As we start a new year, The Sreepur Village would also like to welcome a new patron, The Lady Tunnicliffe, PhD, BSc., FRSB, FLS.
Here Lady Tunnicliffe tells us how she became involved with The Sreepur Village.
“In the early 1990s immigration to the UK from the Indian subcontinent and Uganda was very high. I was teaching Science and Maths in a Middle school in Slough which was 96% non-white children, a small number were of Afro Caribbean origin, but the majority were from Pakistan or rural Bangladesh. Many had recently arrived and had come to school with no or little English.
“My husband was Deputy marketing director of BA at the time and volunteered me and our two sons to visit Dhaka on behalf of BA and show an interest in the orphanage which one of their cabin staff, Patricia Kerr, was involved in during stopovers and in which she had persuaded other crew members to visit.
“So off we went February half term 1982 with pat. We also visited again the following year. That’s where my link began. I have always kept in touch with Pat. In 2009. I attended the Commonwealth Heads of Government Conference in Kuala Lumper (may have been the Heads of government) and was appalled by the attitude of speakers in a side conference for members of the Commonwealth and their comments about women who could not read or write. One of the Millennium Development Goals was to achieve literacy for women and girls and as I’d been a School inspector(OFSTED) I made sure that literacy included speaking and listening too.

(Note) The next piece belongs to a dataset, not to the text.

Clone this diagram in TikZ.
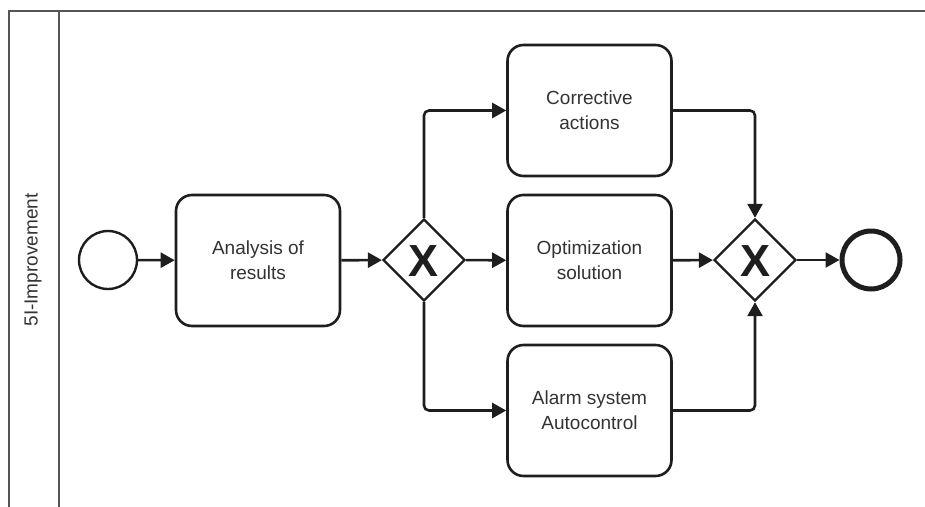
\documentclass[tikz,border=0pt]{standalone}
\usepackage{fontspec}
\setmainfont{Liberation Sans}
\usetikzlibrary{shapes.geometric,arrows.meta}
\definecolor{ink}{HTML}{1E1E1E}
\definecolor{txt}{HTML}{333333}
\definecolor{poolline}{HTML}{555555}
\begin{document}
\begin{tikzpicture}[x=1pt,y=-1pt,
  task/.style={draw=ink,line width=2.6pt,rounded corners=16pt,fill=white,
    minimum width=164pt,minimum height=131pt,align=center,text=txt,
    font=\fontsize{19}{25}\selectfont,inner sep=0pt},
  gate/.style={draw=ink,line width=2.4pt,diamond,aspect=1,fill=white,
    minimum width=82pt,minimum height=82pt,inner sep=0pt},
  gatemark/.style={font=\fontsize{45}{45}\bfseries\selectfont,text=ink,inner sep=0pt},
  startev/.style={circle,draw=ink,line width=2.4pt,minimum size=58pt,inner sep=0pt,fill=white},
  endev/.style={circle,draw=ink,line width=5pt,minimum size=58pt,inner sep=0pt,fill=white},
  flow/.style={draw=ink,line width=2.6pt,rounded corners=5pt,
    -{Triangle[length=14pt,width=15pt]}},
]
\useasboundingbox (0,0) rectangle (925,506);
\begin{scope}
\clip (0,0) rectangle (925,506);
% pool and lane header
\draw[poolline,line width=2.2pt] (9,11) rectangle (940,520);
\draw[poolline,line width=2.2pt] (59,11) -- (59,520);
\end{scope}
\node[rotate=90,text=txt,font=\fontsize{19}{22}\selectfont] (lane) at (33,260) {5I-Improvement};

% events, tasks, gateways
\node[startev] (start) at (108,260) {};
\node[task] (ana) at (258,260.5) {Analysis of\\results};
\node[gate] (g1) at (424,260) {};
\node[gatemark] (g1x) at (424,261) {X};
\node[task] (corr) at (589.5,110.5) {Corrective\\actions};
\node[task] (opt) at (589.5,260.5) {Optimization\\solution};
\node[task] (alarm) at (589.5,410.5) {Alarm system\\Autocontrol};
\node[gate] (g2) at (755,260) {};
\node[gatemark] (g2x) at (755,261) {X};
\node[endev] (end) at (871,260) {};

% sequence flows
\draw[flow] (start) -- (ana);
\draw[flow] (ana) -- (g1);
\draw[flow] (g1) -- (opt);
\draw[flow] (opt) -- (g2);
\draw[flow] (g2) -- (end);
\draw[flow] (g1.north) |- (corr.west);
\draw[flow] (g1.south) |- (alarm.west);
\draw[flow] (corr.east) -| (g2.north);
\draw[flow] (alarm.east) -| (g2.south);
\end{tikzpicture}
\end{document}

So, I rebuked the speakers and was congratulated and asked what I would do by some participants including two female High commissioners.
“So, as a science educator, I contacted Pat and asked if we could try with the Sreepur Village mothers, to help them realise how much science and engineering and maths could be useful, even if they had not been to school as school science and science in action every day are all rather different. Pat agreed, on the basis that I raised some money to pay for a part-time facilitator. The Post Office Fund awarded us some money and CASTME, the Commonwealth Association for Science technology and `maths Educators, which I now chair, gave an equal amount.
“I visited in April 2010 and that’s when my yearly visits began. I learned a great deal about how children played (Foundations of STEM skills and understanding as well as literacy, some maths, critical thinking and problem solving) and working with an interpreter I understood how much many of these women really knew. As part of the program, we encouraged the mothers to talk with their children about it all and with one coordinator I used the photographs the mothers had taken to make books, which they shared with other mothers and children.
“We say each mother is the first and most important teacher of their child and some facilitators awarded certificates for their participation in the program which some mothers valued as they said they had never been awarded a certificate before, more importantly, they had never been to school! I regret not being there more and not speaking Bangla! A doctoral student had given me a phonetic set of phrases she had used with her son, so we shall see!”